Plans to build a controversial feedlot able to hold more than 2000 cattle in rural Canterbury have been scrapped. However, this is only “for the interim”, its owner says.
Last year, Wongan Hills Limited (WHL) – a farming operation owned by Brent Thomas – lodged consents for land use and discharge of odour to air, to build and operate four composting barns, otherwise known as feedlots, in Kaituna Valley on Banks Peninsula near Te Waihora Lake Ellesmere.
The WHL operation sits on 4106ha of land with 3532ha in productive blocks farming 22,500 stock units in a mix of beef, dairy and sheep.
According to the consent assessment of environmental effects prepared for the company, the feedlots had been planned to hold up to 2200 cattle with each coming in at a live weight of 500kg and leaving at between 650-700 kg after being in the barn for roughly three months.
They were reportedly for the high-end Wagyu market.
Just before Christmas last year, Environment Canterbury (ECan) decided to publicly notify the consents, saying it was concerned there was potential for water to enter the barns.

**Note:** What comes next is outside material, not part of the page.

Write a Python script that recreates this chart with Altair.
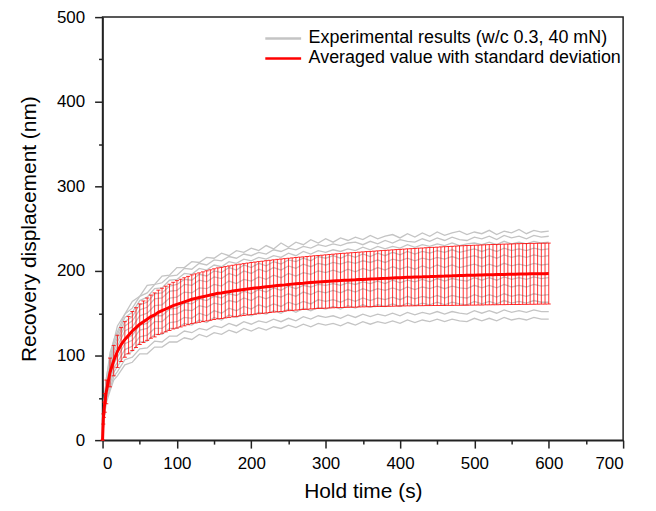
import altair as alt
import pandas as pd

# ---------------- data ----------------
LABEL_EXP = "Experimental results (w/c 0.3, 40 mN)"
LABEL_AVG = "Averaged value with standard deviation"

exp_time = [0, 2, 5, 10, 15, 20] + list(range(30, 601, 10))

exp_1 = [0, 46, 71, 103, 117, 135, 149, 164, 170, 183, 184, 194, 195, 204,
         204, 211, 210, 216, 215, 221, 218, 224, 222, 227,
         224, 230, 226, 233, 228, 234, 231, 237, 233, 238,
         234, 239, 236, 240, 237, 242, 238, 241, 243, 239, 244, 240, 245, 241, 246,
         242, 245, 247, 243, 246, 244, 248, 243, 247, 245, 249, 244, 248, 246, 247]
exp_2 = [0, 42, 73, 97, 118, 128, 149, 156, 170, 174, 184, 186, 194, 195,
         203, 202, 209, 207, 213, 212, 217, 215, 220, 218,
         222, 220, 225, 223, 227, 225, 229, 227, 231, 229,
         232, 230, 233, 234, 231, 235, 232, 236, 233, 237, 235, 234, 238, 235, 239,
         236, 240, 237, 236, 240, 238, 241, 237, 242, 239, 241, 238, 242, 240, 241]
exp_3 = [0, 41, 70, 94, 114, 125, 145, 151, 165, 169, 179, 180, 189, 190,
         197, 196, 203, 201, 207, 205, 211, 209, 214, 212,
         216, 214, 218, 216, 221, 218, 223, 220, 224, 222,
         225, 223, 226, 224, 228, 225, 229, 226, 229, 227, 231, 228, 231, 229, 232,
         230, 233, 230, 232, 233, 231, 234, 231, 235, 232, 234, 232, 235, 233, 234]
exp_4 = [0, 40, 68, 91, 110, 121, 140, 146, 160, 163, 173, 174, 182, 184,
         190, 189, 196, 194, 200, 198, 204, 201, 207, 204,
         209, 206, 211, 208, 213, 211, 215, 212, 217, 215,
         218, 215, 219, 216, 220, 217, 221, 218, 222, 219, 223, 220, 223, 221, 224,
         222, 225, 222, 224, 226, 223, 226, 223, 227, 224, 226, 224, 227, 225, 226]
exp_5 = [0, 38, 66, 88, 106, 116, 135, 141, 154, 157, 167, 168, 176, 177,
         184, 183, 189, 187, 193, 191, 197, 194, 200, 197,
         202, 199, 204, 201, 206, 203, 208, 205, 209, 207,
         210, 208, 211, 209, 212, 210, 213, 210, 214, 212, 215, 212, 215, 213, 216,
         214, 217, 214, 216, 218, 215, 218, 215, 219, 216, 218, 216, 219, 217, 218]
exp_6 = [0, 36, 63, 84, 102, 111, 129, 134, 147, 150, 159, 160, 168, 169,
         175, 174, 180, 179, 184, 182, 188, 185, 190, 188,
         193, 190, 195, 192, 197, 194, 198, 196, 200, 198,
         201, 198, 202, 199, 203, 200, 204, 201, 205, 202, 205, 202, 206, 203, 207,
         204, 207, 204, 206, 208, 205, 208, 205, 209, 206, 208, 206, 209, 207, 208]
exp_7 = [0, 34, 59, 78, 94, 103, 119, 124, 136, 138, 147, 147, 155, 156,
         162, 161, 167, 165, 170, 168, 173, 171, 176, 173,
         178, 175, 180, 177, 182, 179, 183, 181, 184, 183,
         185, 183, 186, 184, 187, 185, 188, 185, 189, 186, 189, 187, 190, 187, 191,
         188, 191, 189, 188, 192, 189, 192, 189, 193, 190, 192, 190, 193, 191, 192]
exp_8 = [0, 32, 56, 74, 90, 98, 114, 118, 130, 132, 140, 140, 148, 149,
         154, 153, 159, 157, 162, 160, 165, 163, 168, 165,
         170, 167, 171, 169, 173, 170, 175, 172, 176, 174,
         177, 174, 178, 175, 179, 176, 179, 177, 180, 177, 181, 178, 181, 179, 182,
         179, 182, 180, 179, 183, 180, 183, 180, 184, 181, 183, 181, 184, 182, 183]
exp_9 = [0, 30, 53, 70, 85, 92, 107, 111, 122, 124, 132, 132, 139, 140,
         145, 144, 150, 147, 153, 150, 156, 153, 158, 155,
         160, 157, 161, 158, 163, 160, 164, 161, 166, 164,
         166, 163, 167, 164, 168, 165, 168, 166, 169, 166, 170, 167, 170, 168, 171,
         168, 171, 169, 168, 172, 169, 172, 169, 173, 170, 172, 170, 173, 171, 172]
exp_10 = [0, 28, 50, 66, 80, 87, 101, 105, 116, 117, 125, 125, 132, 132,
          138, 136, 142, 139, 145, 142, 148, 145, 150, 147,
          151, 149, 153, 150, 155, 151, 156, 153, 157, 155,
          158, 155, 159, 156, 160, 157, 160, 158, 161, 158, 162, 159, 162, 160, 163,
          160, 163, 161, 160, 164, 161, 164, 161, 165, 162, 164, 162, 165, 163, 163]
exp_11 = [0, 26, 47, 61, 75, 81, 95, 98, 108, 109, 117, 116, 123, 123,
          129, 127, 132, 130, 135, 133, 138, 135, 140, 137,
          141, 139, 143, 140, 144, 141, 146, 143, 147, 145,
          147, 144, 148, 145, 149, 146, 149, 147, 150, 147, 151, 148, 151, 149, 152,
          149, 152, 150, 149, 153, 150, 153, 150, 154, 151, 153, 151, 154, 152, 152]
exp_12 = [0, 25, 44, 58, 71, 76, 89, 92, 102, 102, 110, 110, 116, 116,
          121, 119, 125, 122, 127, 125, 130, 127, 132, 129,
          133, 130, 134, 132, 136, 133, 137, 134, 138, 136,
          138, 135, 139, 136, 140, 137, 140, 138, 141, 138, 142, 139, 142, 140, 143,
          140, 143, 141, 140, 144, 141, 144, 141, 145, 142, 144, 142, 145, 143, 143]

exp_curves = [exp_1, exp_2, exp_3, exp_4, exp_5, exp_6,
              exp_7, exp_8, exp_9, exp_10, exp_11, exp_12]

avg_time = [0, 1, 2, 3] + list(range(5, 601, 5))
avg_mean = [0, 25, 36, 44,
            57, 80, 94, 105, 113, 119, 124, 129, 133, 137,
            140, 143, 146, 148, 151, 153, 155, 157, 159, 160.5,
            162, 163.5, 165, 166.5, 167.5, 168.5, 169.5, 170.5, 171.5, 172.5,
            173.5, 174, 174.8, 175.5, 176.2, 176.8, 177.4, 178, 178.6, 179.2,
            179.7, 180.2, 180.7, 181.2, 181.7, 182.2, 182.7, 183.1, 183.5, 184,
            184.4, 184.8, 185.2, 185.5, 185.9, 186.3, 186.6, 186.9, 187.2, 187.5,
            187.8, 188.1, 188.4, 188.6, 188.9, 189.1, 189.3, 189.5, 189.8, 190,
            190.2, 190.4, 190.6, 190.8, 191, 191.2, 191.4, 191.6, 191.8, 192,
            192.2, 192.4, 192.5, 192.7, 192.9, 193, 193.2, 193.3, 193.5, 193.6,
            193.8, 193.9, 194.1, 194.2, 194.4, 194.5, 194.6, 194.8, 194.9, 195,
            195.1, 195.2, 195.4, 195.5, 195.6, 195.7, 195.8, 195.9, 196, 196.1,
            196.2, 196.3, 196.4, 196.5, 196.6, 196.6, 196.7, 196.8, 196.8, 196.9]
avg_sd = [0, 6, 9, 11,
          14, 17, 18, 19, 20, 21, 22, 23, 23.5, 24,
          24.5, 25, 25.5, 26, 26.3, 26.6, 27, 27.3, 27.6, 28,
          28.2, 28.4, 28.6, 28.8, 29, 29.2, 29.4, 29.6, 29.8, 30,
          30.1, 30.2, 30.3, 30.4, 30.5, 30.5, 30.6, 30.6, 30.7, 30.7,
          30.8, 30.8, 30.8, 30.9, 30.9, 30.9, 31, 31, 31, 31,
          31, 31.1, 31.1, 31.1, 31.2, 31.2, 31.3, 31.3, 31.4, 31.5,
          31.6, 31.7, 31.8, 31.9, 32, 32.1, 32.2, 32.3, 32.4, 32.5,
          32.6, 32.7, 32.8, 32.9, 33, 33.1, 33.2, 33.3, 33.4, 33.5,
          33.6, 33.7, 33.8, 33.9, 34, 34.1, 34.2, 34.3, 34.4, 34.5,
          34.6, 34.7, 34.8, 34.9, 35, 35.1, 35.2, 35.3, 35.3, 35.4,
          35.4, 35.5, 35.5, 35.6, 35.6, 35.7, 35.7, 35.8, 35.8, 35.8,
          35.9, 35.9, 35.9, 36, 36, 36, 36, 36, 36, 36]

x_major = [0, 100, 200, 300, 400, 500, 600, 700]
x_minor = [50, 150, 250, 350, 450, 550, 650]
y_major = [0, 100, 200, 300, 400, 500]
y_minor = [50, 150, 250, 350, 450]

# ---------------- tables ----------------
rows = []
for i, curve in enumerate(exp_curves):
    for t, v in zip(exp_time, curve):
        rows.append({"t": t, "v": v, "run": i, "kind": LABEL_EXP})
exp_df = pd.DataFrame(rows)

avg_df = pd.DataFrame({"t": avg_time, "v": avg_mean, "sd": avg_sd})
avg_df["kind"] = LABEL_AVG
avg_df["lo"] = avg_df["v"] - avg_df["sd"]
avg_df["hi"] = avg_df["v"] + avg_df["sd"]

FONT = "Liberation Sans"
AX = "#222222"

x_scale = alt.Scale(domain=[0, 700], nice=False, zero=False)
y_scale = alt.Scale(domain=[0, 500], nice=False)

x_axis = alt.Axis(
    values=x_major, title="Hold time (s)", grid=False, orient="bottom",
    tickSize=8, labelPadding=7, titlePadding=10,
)
y_axis = alt.Axis(
    values=y_major, title="Recovery displacement (nm)", grid=False, orient="left",
    tickSize=8, labelPadding=10, titlePadding=17,
)
x_minor_axis = alt.Axis(
    values=x_minor, title=None, labels=False, domain=False, grid=False,
    orient="bottom", tickSize=4,
)
y_minor_axis = alt.Axis(
    values=y_minor, title=None, labels=False, domain=False, grid=False,
    orient="left", tickSize=4,
)

color = alt.Color(
    "kind:N",
    scale=alt.Scale(domain=[LABEL_EXP, LABEL_AVG], range=["#c4c4c4", "#ff0000"]),
    legend=alt.Legend(
        title=None, orient="none", legendX=171, legendY=11,
        symbolType="M-2,0H2", symbolStrokeWidth=2.5, symbolSize=324,
        labelFontSize=18, labelFont=FONT, labelColor="#000000", labelLimit=0,
        rowPadding=0, labelOffset=15,
    ),
)

gray = alt.Chart(exp_df).mark_line(strokeWidth=1.3).encode(
    x=alt.X("t:Q", scale=x_scale, axis=x_axis),
    y=alt.Y("v:Q", scale=y_scale, axis=y_axis),
    color=color,
    detail="run:N",
)

bars = alt.Chart(avg_df).mark_errorbar(
    ticks={"size": 4, "color": "#ff0000"}, color="#ff0000", thickness=0.9, opacity=0.9
).encode(
    x=alt.X("t:Q", scale=x_scale, axis=None),
    y=alt.Y("lo:Q", scale=y_scale, axis=None),
    y2="hi:Q",
)

mean_line = alt.Chart(avg_df).mark_line(strokeWidth=3).encode(
    x=alt.X("t:Q", scale=x_scale, axis=None),
    y=alt.Y("v:Q", scale=y_scale, axis=None),
    color=color,
)

minor = alt.Chart(avg_df).mark_point(opacity=0).encode(
    x=alt.X("t:Q", scale=x_scale, axis=x_minor_axis),
    y=alt.Y("v:Q", scale=y_scale, axis=y_minor_axis),
)

chart = alt.layer(gray, bars, mean_line, minor).resolve_axis(
    x="independent", y="independent"
).properties(
    width=523, height=425,
    autosize=alt.AutoSizeParams(type="none"),
    padding={"left": 95, "top": 8, "right": 25, "bottom": 62},
).configure_axis(
    domainColor=AX, domainWidth=1.5, tickColor=AX, tickWidth=1.5,
    labelFont=FONT, labelFontSize=17, labelColor="#000000",
    titleFont=FONT, titleFontSize=21, titleFontWeight="normal", titleColor="#000000",
).configure_view(stroke=AX, strokeWidth=1.5)

chart.save("out.html", embed_options={"renderer": "svg", "actions": False})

“This arises from uncertainty in the flood modelling, the most significant of which is the potential for inundation from localised high-intensity rainfall events in the hill catchment immediately above the proposed barns,” it said in a memo dated December 21.
The council was of the opinion that the remaining uncertainty in relation to impacts from flooding could lead to an unquantified, but “potentially more than minor” effect on Te Waihora.
“Te Waihora is a degraded catchment and water quality outcomes are currently not met. Any additional effect in respect of water quality is likely to constitute a cumulative effect in combination with other activities within the Roto that is more than minor.”
The consents received stiff opposition, with a group of locals sending a petition to ECan calling for them to be stopped.
In total, according to ECan’s website, there were 128 submissions, 28 of which wanted to be heard in person.
“General themes include concerns over the flooding risk, impact on Te Waihora and animal welfare. The majority of the submissions received oppose the applications.”
A hearing was due to be heard next month. However, this week Thomas confirmed WHL had formally withdrawn the application “for the interim”.
With consents already being held for an alternative site elsewhere, ongoing “time delays mean that the alternative site will now be developed first, with the Kaituna site potentially revisited in the future”.
The company considered the range of environmental effects at issue for the Kaituna proposal were narrow and it was confident they would have favoured the granting of consent, he said.
WHL was, however, “concerned that, like the application process to date, any hearing process for its Kaituna proposal would be potentially protracted and expensive”.
Thomas criticised the Resource Management Act, saying it was not serving the productive sector well. He pointed to recent comments by Climate Change Commission chair Dr Rod Carr suggesting that feed barns were an innovative environmental farming system.
“Both ECan and Christchurch City Council senior leadership have not been at all helpful in this process and in fact have at times been obstructive and seem to have a systemic culture of saying ‘No’ rather than ‘How can we?’ Both organisations are severely understaffed and are under significant time stress,” Thomas said.